Code that draws figures
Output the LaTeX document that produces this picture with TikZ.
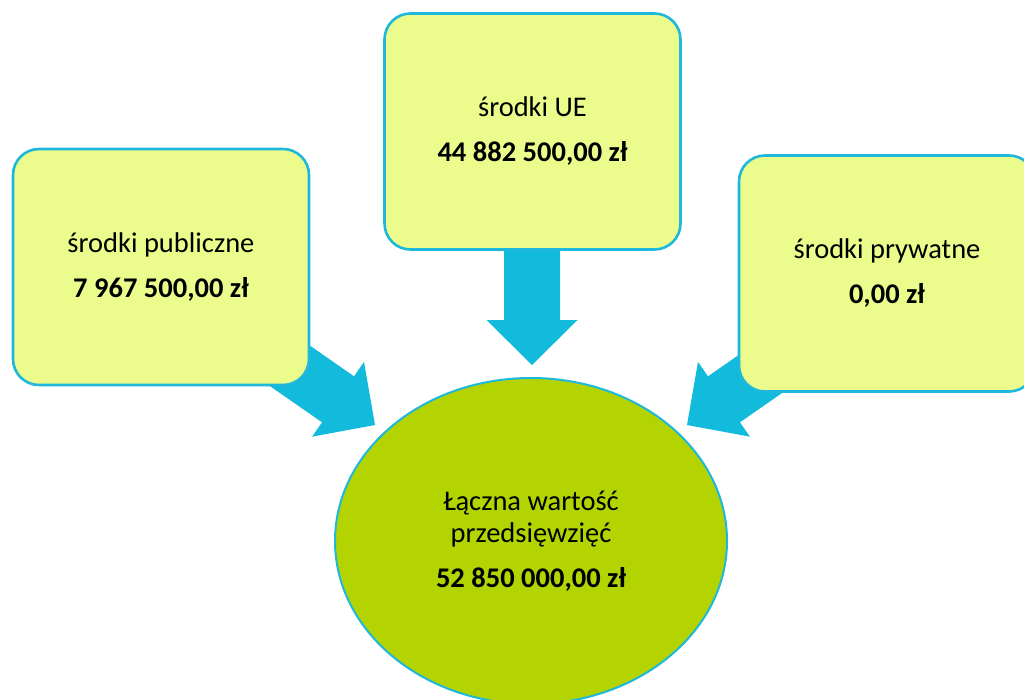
\documentclass[tikz,border=0pt]{standalone}
\usepackage{fontspec}
\setmainfont{Carlito}
\usetikzlibrary{calc,shapes.geometric}
\definecolor{boxfill}{RGB}{235,252,140}
\definecolor{cyanline}{RGB}{29,184,219}
\definecolor{arrowcol}{RGB}{18,186,220}
\definecolor{ellfill}{RGB}{179,212,0}
\tikzset{
  srcbox/.style={draw=cyanline, line width=2.6pt, fill=boxfill, rounded corners=26pt,
    minimum width=296pt, minimum height=236pt, align=center, inner sep=0pt,
    font=\fontsize{28.5}{33}\selectfont},
  totalell/.style={ellipse, draw=cyanline, line width=2pt, fill=ellfill,
    minimum width=392pt, minimum height=326pt, align=center, inner sep=0pt,
    font=\fontsize{28.5}{32}\selectfont},
  fatarrow/.style={fill=arrowcol, draw=none}
}
\newcommand{\fatarrowpath}[2]{%
  \fill[fatarrow]
    ($(#1)!28pt!90:(#2)$) --
    ($($(#2)!45pt!(#1)$)!28pt!-90:(#1)$) --
    ($($(#2)!45pt!(#1)$)!45.5pt!-90:(#1)$) --
    (#2) --
    ($($(#2)!45pt!(#1)$)!45.5pt!90:(#1)$) --
    ($($(#2)!45pt!(#1)$)!28pt!90:(#1)$) --
    ($(#1)!28pt!-90:(#2)$) -- cycle;}
\begin{document}
\begin{tikzpicture}[x=1pt,y=-1pt]
\useasboundingbox (0,0) rectangle (1024,700);
\clip (0,0) rectangle (1024,700);
% arrow anchors
\coordinate (aL) at (211,311);
\coordinate (tL) at (375,425);
\coordinate (aT) at (532,200);
\coordinate (tT) at (532,365);
\coordinate (aR) at (851,311);
\coordinate (tR) at (687,425);
\fatarrowpath{aL}{tL}
\fatarrowpath{aT}{tT}
\fatarrowpath{aR}{tR}
% boxes
\node[srcbox] (pub) at (161,267) {środki publiczne\\[12pt]\textbf{7 967 500,00 zł}};
\node[srcbox] (ue) at (532.5,131.5) {środki UE\\[12pt]\textbf{44 882 500,00 zł}};
\node[srcbox] (priv) at (887,273.5) {środki prywatne\\[12pt]\textbf{0,00 zł}};
\node[totalell] (total) at (531,541) {Łączna wartość\\przedsięwzięć\\[13pt]\textbf{52 850 000,00 zł}};
\end{tikzpicture}
\end{document}
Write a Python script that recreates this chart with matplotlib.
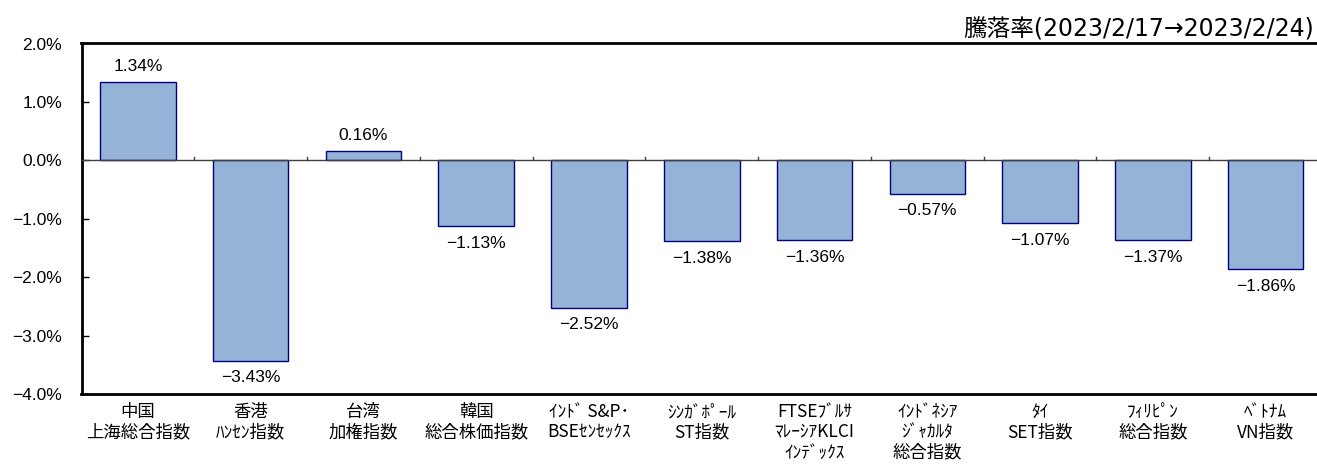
import matplotlib
matplotlib.use("Agg")
import matplotlib.pyplot as plt
import numpy as np

categories = [
    "中国\n上海総合指数",
    "香港\nﾊﾝｾﾝ指数",
    "台湾\n加権指数",
    "韓国\n総合株価指数",
    "ｲﾝﾄﾞ S&P･\nBSEｾﾝｾｯｸｽ",
    "ｼﾝｶﾞﾎﾟｰﾙ\nST指数",
    "FTSEﾌﾞﾙｻ\nﾏﾚｰｼｱKLCI\nｲﾝﾃﾞｯｸｽ",
    "ｲﾝﾄﾞﾈｼｱ\nｼﾞｬｶﾙﾀ\n総合指数",
    "ﾀｲ\nSET指数",
    "ﾌｨﾘﾋﾟﾝ\n総合指数",
    "ﾍﾞﾄﾅﾑ\nVN指数",
]
values = [1.34, -3.43, 0.16, -1.13, -2.52, -1.38, -1.36, -0.57, -1.07, -1.37, -1.86]
yticks = [2.0, 1.0, 0.0, -1.0, -2.0, -3.0, -4.0]
title = "騰落率(2023/2/17→2023/2/24)"

cjk = ["Noto Sans CJK JP", "DejaVu Sans"]
num = ["Liberation Sans", "DejaVu Sans"]
ttl = ["DejaVu Sans", "Noto Sans CJK JP"]

fig = plt.figure(figsize=(13.17, 4.73), dpi=100)
ax = fig.add_axes([81.5 / 1317, 1 - 394 / 473, (1322 - 81.5) / 1317, (394 - 43.5) / 473])

x = np.arange(len(values))
ax.bar(x, values, width=0.67, color="#95B3D7", edgecolor="#000080", linewidth=1.0, zorder=2)
ax.axhline(0, color="#404040", linewidth=1.0, zorder=3)

ax.set_xlim(-0.5, len(values) - 0.5)
ax.set_ylim(-4.0, 2.0)
ax.set_yticks(yticks)
ax.set_yticklabels([f"{v:.1f}%".replace("-", "\u2212") for v in yticks], fontfamily=num, fontsize=12.5)
ax.tick_params(axis="y", direction="in", length=5, width=1, pad=14)

ax.set_xticks([])
for b in np.arange(0.5, len(values) - 0.5, 1.0):
    ax.plot([b, b], [0, 0.06], color="#404040", linewidth=1.0, zorder=3)

for i, lab in enumerate(categories):
    ax.text(i, -4.16, lab, ha="center", va="top",
            fontfamily=cjk, fontsize=12.5, linespacing=1.15)

for i, v in enumerate(values):
    s = f"{v:.2f}%".replace("-", "\u2212")
    if v >= 0:
        ax.annotate(s, (i, v), xytext=(0, 6), textcoords="offset points",
                    ha="center", va="bottom", fontfamily=num, fontsize=12.5)
    else:
        ax.annotate(s, (i, v), xytext=(0, -7), textcoords="offset points",
                    ha="center", va="top", fontfamily=num, fontsize=12.5)

for sp in ["top", "left", "bottom"]:
    ax.spines[sp].set_linewidth(2.0)
    ax.spines[sp].set_color("black")
ax.spines["right"].set_visible(False)

fig.text(1314 / 1317, 1 - 36 / 473, title, ha="right", va="baseline", fontfamily=ttl, fontsize=17)

fig.savefig("out.png", dpi=100)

→ What this task involves: Go through the listing above and locate each line that holds the word "with". Copy those lines.

→ Full output:
Output the LaTeX document that produces this picture with TikZ.
Write a Python script that recreates this chart with matplotlib.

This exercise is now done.